Feeling at home
Mom bought me this book called This Is Where You Belong: Finding Home Wherever You Are, and it’s about someone who moves a lot and her attempts to feel at home in those places, either to make the stay more pleasant or to find that place that feels like home so the moving can stop.
I can’t help but feel Mom is trying to tell me something. 🙂
Anyway, early on, the author makes a list of things one should do to be active about feeling at home in the place you are, and as I read down the list, I was able to check off 8 out of the 10 things.
- Walk more.
- Buy local.
- Get to know my neighbors.
- Do fun stuff.
- Explore nature.
- Volunteer.
- Eat local.
- Become more political.
- Create something new.
- Stay loyal through hard times.
I did those things in Eugene, and I started many of them the first week we were there. Those things were not enough to make me feel like Eugene was the place for me. I did at least half of those things in Annapolis – again, not enough to make me feel like Annapolis was the place. So either I’m difficult and really picky (possible, but I don’t think I’m that special) or those things aren’t enough.
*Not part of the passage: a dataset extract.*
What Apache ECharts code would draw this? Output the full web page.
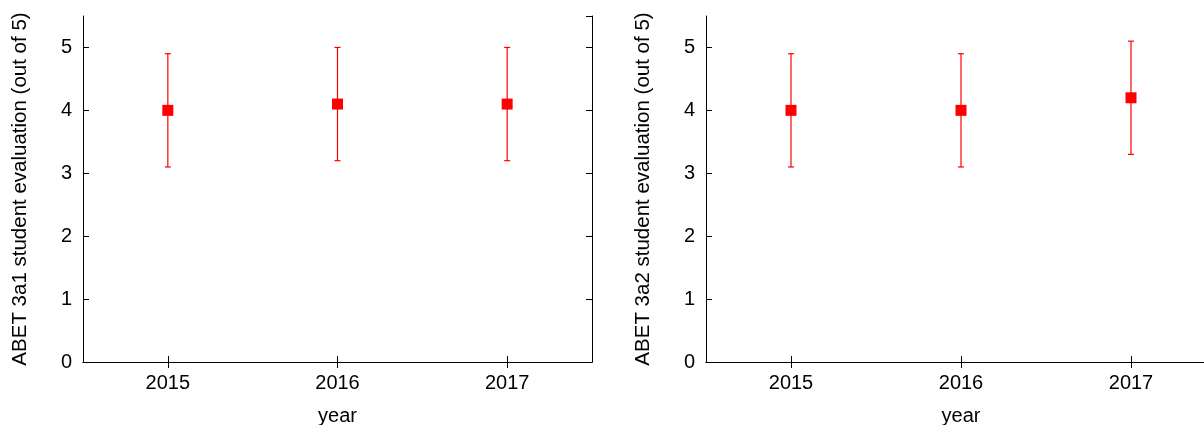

I think it’s just about time spent in the same place. We were ready to leave Ashburn for several years before we finally did, but it felt like home. It still feels like home, sometimes, but it ought to after 10 years. I don’t think having a place feel like home and feeling like you don’t belong there are mutually exclusive.
I spent most of the book disagreeing with the author and wondering why she was dumbing down the written version of herself. Maybe it was supposed to make her relatable, but I found it irritating. Those “insights” are obvious.
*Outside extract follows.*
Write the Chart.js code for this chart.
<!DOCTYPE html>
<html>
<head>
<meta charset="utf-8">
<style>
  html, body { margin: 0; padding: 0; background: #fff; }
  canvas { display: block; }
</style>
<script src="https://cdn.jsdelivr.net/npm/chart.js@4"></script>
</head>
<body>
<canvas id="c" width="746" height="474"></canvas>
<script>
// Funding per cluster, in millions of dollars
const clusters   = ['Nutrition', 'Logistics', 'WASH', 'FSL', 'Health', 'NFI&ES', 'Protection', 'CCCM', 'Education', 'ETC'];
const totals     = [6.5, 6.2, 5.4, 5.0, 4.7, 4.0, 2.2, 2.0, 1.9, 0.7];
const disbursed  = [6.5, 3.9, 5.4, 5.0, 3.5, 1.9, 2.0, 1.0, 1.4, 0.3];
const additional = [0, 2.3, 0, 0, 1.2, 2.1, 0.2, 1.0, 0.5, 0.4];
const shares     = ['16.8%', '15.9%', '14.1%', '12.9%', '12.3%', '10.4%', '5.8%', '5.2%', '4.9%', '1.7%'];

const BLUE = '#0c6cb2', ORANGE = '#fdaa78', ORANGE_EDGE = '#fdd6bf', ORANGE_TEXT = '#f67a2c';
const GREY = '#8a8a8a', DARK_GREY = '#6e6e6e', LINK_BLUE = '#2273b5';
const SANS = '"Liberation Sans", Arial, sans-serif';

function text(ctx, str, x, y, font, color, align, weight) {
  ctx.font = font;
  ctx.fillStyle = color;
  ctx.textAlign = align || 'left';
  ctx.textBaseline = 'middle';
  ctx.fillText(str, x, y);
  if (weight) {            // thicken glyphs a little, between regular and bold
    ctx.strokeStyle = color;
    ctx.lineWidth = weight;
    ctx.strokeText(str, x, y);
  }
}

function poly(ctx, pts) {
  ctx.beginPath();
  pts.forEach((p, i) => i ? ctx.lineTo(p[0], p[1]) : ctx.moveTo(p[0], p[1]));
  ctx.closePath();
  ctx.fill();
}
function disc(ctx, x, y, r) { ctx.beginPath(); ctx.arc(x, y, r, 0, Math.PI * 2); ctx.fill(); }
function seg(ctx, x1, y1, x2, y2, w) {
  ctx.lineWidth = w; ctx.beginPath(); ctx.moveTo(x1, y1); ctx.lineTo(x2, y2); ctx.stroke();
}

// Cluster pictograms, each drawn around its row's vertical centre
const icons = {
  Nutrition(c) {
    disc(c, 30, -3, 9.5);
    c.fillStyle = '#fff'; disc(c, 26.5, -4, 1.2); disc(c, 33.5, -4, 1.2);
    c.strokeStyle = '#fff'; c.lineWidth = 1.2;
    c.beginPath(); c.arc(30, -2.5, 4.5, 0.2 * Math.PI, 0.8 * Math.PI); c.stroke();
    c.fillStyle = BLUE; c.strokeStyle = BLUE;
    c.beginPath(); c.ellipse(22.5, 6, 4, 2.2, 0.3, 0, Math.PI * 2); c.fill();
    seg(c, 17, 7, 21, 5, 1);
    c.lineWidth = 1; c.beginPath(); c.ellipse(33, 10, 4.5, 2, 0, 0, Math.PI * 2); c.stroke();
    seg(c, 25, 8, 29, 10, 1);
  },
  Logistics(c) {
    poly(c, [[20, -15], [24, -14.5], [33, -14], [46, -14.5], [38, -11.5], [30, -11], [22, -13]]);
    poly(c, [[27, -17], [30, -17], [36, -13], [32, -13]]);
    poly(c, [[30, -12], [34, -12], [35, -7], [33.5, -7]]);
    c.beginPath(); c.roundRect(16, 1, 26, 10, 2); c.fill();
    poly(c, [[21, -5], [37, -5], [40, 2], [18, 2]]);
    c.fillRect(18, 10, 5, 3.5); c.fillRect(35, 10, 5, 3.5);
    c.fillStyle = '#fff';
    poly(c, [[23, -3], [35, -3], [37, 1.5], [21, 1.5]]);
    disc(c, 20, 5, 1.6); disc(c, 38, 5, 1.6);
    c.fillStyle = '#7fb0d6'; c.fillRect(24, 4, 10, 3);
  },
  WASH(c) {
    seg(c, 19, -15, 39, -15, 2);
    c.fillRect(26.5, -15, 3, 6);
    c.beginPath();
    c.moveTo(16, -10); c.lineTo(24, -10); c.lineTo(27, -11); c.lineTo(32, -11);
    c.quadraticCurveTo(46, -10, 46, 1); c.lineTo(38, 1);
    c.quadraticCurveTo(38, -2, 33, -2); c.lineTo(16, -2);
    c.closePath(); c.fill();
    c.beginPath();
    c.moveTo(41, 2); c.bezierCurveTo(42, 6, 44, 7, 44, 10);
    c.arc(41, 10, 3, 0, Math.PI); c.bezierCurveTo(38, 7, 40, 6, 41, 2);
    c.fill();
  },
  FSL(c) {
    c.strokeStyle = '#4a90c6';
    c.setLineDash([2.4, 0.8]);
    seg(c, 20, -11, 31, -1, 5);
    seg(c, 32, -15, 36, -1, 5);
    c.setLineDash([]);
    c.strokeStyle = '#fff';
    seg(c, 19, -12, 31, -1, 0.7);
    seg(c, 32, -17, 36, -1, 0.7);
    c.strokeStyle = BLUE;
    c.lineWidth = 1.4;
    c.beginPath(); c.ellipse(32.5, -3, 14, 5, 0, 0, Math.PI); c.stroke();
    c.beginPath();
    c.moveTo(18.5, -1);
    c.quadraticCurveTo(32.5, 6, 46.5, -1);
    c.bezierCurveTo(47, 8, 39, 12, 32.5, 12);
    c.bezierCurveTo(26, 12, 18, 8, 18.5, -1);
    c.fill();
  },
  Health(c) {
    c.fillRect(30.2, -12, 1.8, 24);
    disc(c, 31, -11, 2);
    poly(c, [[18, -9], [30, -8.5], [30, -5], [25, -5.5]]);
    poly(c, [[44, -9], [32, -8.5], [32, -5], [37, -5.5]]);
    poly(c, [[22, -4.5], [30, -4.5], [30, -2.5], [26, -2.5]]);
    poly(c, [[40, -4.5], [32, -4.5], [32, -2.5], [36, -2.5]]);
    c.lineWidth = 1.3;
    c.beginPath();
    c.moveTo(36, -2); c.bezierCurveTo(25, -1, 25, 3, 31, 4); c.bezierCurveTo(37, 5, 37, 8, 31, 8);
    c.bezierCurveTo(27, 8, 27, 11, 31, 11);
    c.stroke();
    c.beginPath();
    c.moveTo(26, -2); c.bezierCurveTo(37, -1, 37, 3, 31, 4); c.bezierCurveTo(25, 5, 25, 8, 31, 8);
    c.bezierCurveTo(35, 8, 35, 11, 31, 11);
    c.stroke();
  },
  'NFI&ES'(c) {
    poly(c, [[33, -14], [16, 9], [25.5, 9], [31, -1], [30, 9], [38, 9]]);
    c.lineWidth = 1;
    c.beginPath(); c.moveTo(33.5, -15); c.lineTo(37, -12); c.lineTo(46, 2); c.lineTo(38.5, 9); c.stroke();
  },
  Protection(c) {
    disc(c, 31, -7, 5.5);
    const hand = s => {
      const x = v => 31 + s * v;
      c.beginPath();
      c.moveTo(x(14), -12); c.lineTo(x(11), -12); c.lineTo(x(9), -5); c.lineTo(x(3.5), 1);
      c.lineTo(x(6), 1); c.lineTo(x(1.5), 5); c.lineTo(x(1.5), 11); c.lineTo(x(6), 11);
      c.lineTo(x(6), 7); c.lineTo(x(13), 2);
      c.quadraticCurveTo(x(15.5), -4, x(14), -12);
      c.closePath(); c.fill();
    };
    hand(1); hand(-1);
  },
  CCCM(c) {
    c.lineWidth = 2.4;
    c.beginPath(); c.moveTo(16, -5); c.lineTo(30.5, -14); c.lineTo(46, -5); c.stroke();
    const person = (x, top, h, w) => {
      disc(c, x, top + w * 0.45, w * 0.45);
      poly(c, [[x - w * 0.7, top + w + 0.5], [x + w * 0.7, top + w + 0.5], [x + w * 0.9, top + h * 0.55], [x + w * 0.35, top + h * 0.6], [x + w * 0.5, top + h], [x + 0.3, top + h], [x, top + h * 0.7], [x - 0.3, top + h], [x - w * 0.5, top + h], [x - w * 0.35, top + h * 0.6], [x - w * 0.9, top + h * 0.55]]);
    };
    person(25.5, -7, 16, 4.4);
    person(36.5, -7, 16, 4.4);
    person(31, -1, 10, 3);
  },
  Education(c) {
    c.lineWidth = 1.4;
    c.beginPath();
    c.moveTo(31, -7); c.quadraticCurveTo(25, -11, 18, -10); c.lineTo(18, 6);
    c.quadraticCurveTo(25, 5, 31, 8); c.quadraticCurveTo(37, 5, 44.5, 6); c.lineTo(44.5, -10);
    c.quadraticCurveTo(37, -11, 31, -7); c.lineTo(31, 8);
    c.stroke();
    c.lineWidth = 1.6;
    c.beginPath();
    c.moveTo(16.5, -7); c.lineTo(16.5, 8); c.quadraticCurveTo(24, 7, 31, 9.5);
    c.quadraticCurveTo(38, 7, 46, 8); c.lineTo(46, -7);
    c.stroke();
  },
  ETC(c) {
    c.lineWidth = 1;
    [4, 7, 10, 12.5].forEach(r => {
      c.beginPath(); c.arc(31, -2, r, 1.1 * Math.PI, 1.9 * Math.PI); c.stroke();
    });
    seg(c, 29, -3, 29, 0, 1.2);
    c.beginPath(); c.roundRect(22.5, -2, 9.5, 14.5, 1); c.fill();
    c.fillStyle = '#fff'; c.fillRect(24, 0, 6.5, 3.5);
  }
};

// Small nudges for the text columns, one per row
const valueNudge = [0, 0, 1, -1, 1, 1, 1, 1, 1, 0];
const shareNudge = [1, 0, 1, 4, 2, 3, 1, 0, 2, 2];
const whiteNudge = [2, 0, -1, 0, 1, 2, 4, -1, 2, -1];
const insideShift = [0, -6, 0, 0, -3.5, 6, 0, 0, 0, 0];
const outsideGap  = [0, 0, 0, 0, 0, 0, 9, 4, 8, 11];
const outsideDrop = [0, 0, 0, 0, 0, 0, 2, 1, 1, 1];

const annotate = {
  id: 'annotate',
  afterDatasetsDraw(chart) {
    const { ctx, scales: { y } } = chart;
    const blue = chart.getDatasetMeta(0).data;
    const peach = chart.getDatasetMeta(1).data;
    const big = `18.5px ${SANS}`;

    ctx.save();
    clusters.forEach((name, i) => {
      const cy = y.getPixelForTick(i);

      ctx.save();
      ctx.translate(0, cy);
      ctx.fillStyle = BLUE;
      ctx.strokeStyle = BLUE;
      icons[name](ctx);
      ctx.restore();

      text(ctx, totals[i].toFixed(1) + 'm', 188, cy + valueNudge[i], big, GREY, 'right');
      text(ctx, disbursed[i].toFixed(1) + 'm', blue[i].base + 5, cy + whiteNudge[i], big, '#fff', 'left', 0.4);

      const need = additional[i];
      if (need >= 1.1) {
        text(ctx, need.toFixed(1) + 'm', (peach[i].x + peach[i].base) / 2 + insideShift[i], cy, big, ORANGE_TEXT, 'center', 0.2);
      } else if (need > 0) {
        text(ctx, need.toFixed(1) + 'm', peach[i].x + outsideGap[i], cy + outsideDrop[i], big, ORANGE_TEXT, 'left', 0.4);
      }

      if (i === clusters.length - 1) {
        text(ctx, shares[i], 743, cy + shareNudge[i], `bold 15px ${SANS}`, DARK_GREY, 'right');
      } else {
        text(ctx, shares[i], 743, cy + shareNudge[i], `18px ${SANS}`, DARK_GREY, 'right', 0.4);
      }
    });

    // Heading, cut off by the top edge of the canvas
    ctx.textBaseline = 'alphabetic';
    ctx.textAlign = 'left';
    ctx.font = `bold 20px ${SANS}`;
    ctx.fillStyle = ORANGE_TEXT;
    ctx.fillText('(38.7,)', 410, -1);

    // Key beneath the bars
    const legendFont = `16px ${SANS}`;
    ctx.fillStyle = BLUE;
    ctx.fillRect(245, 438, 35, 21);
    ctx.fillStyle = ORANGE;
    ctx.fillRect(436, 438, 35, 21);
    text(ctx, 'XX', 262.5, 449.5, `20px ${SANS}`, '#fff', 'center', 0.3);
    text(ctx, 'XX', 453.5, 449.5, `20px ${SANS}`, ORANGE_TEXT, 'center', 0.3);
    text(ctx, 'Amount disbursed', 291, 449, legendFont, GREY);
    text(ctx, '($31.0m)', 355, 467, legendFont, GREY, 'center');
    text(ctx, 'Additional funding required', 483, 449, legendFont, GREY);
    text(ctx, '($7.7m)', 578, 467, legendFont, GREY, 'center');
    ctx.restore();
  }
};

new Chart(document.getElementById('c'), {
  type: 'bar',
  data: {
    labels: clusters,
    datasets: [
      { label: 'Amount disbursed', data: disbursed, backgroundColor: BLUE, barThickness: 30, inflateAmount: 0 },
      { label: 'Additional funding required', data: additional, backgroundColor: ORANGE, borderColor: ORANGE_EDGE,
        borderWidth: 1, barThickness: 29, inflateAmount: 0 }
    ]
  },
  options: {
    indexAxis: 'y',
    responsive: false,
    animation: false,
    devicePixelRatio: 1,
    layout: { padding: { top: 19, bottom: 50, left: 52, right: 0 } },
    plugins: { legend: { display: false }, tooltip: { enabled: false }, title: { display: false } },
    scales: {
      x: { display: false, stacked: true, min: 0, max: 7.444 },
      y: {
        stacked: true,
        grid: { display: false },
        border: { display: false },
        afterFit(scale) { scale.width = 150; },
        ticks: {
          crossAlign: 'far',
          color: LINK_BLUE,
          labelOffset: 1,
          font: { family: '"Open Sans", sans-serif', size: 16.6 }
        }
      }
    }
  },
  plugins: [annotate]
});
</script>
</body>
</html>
At the beginning, she talks about being excited to move to a new place right up until she gets there and then almost immediately feeling like it’s wrong. I don’t feel that way – I keep the excitement of the new place for quite some time, I think, and I gotta say, I’m feeling pretty good about Providence. Of course, I felt pretty good about Eugene, too, but I don’t think I ever really thought Eugene was going to be it. For me, Eugene was always a fun experiment, but I didn’t expect to want to stay there (Eugene, or Oregon, or the west coast in general). Maybe that’s why I didn’t, at least partially, but I don’t know.
I can understand the author’s urge to write this book, but I haven’t had any sleepless nights worrying about whether I’ll ever find THE PLACE. I’m confident I can be happy in any place (and I’m certainly not miserable in the places we go or have been), but for now, I’m not ready to settle down. That does not make me unhappy.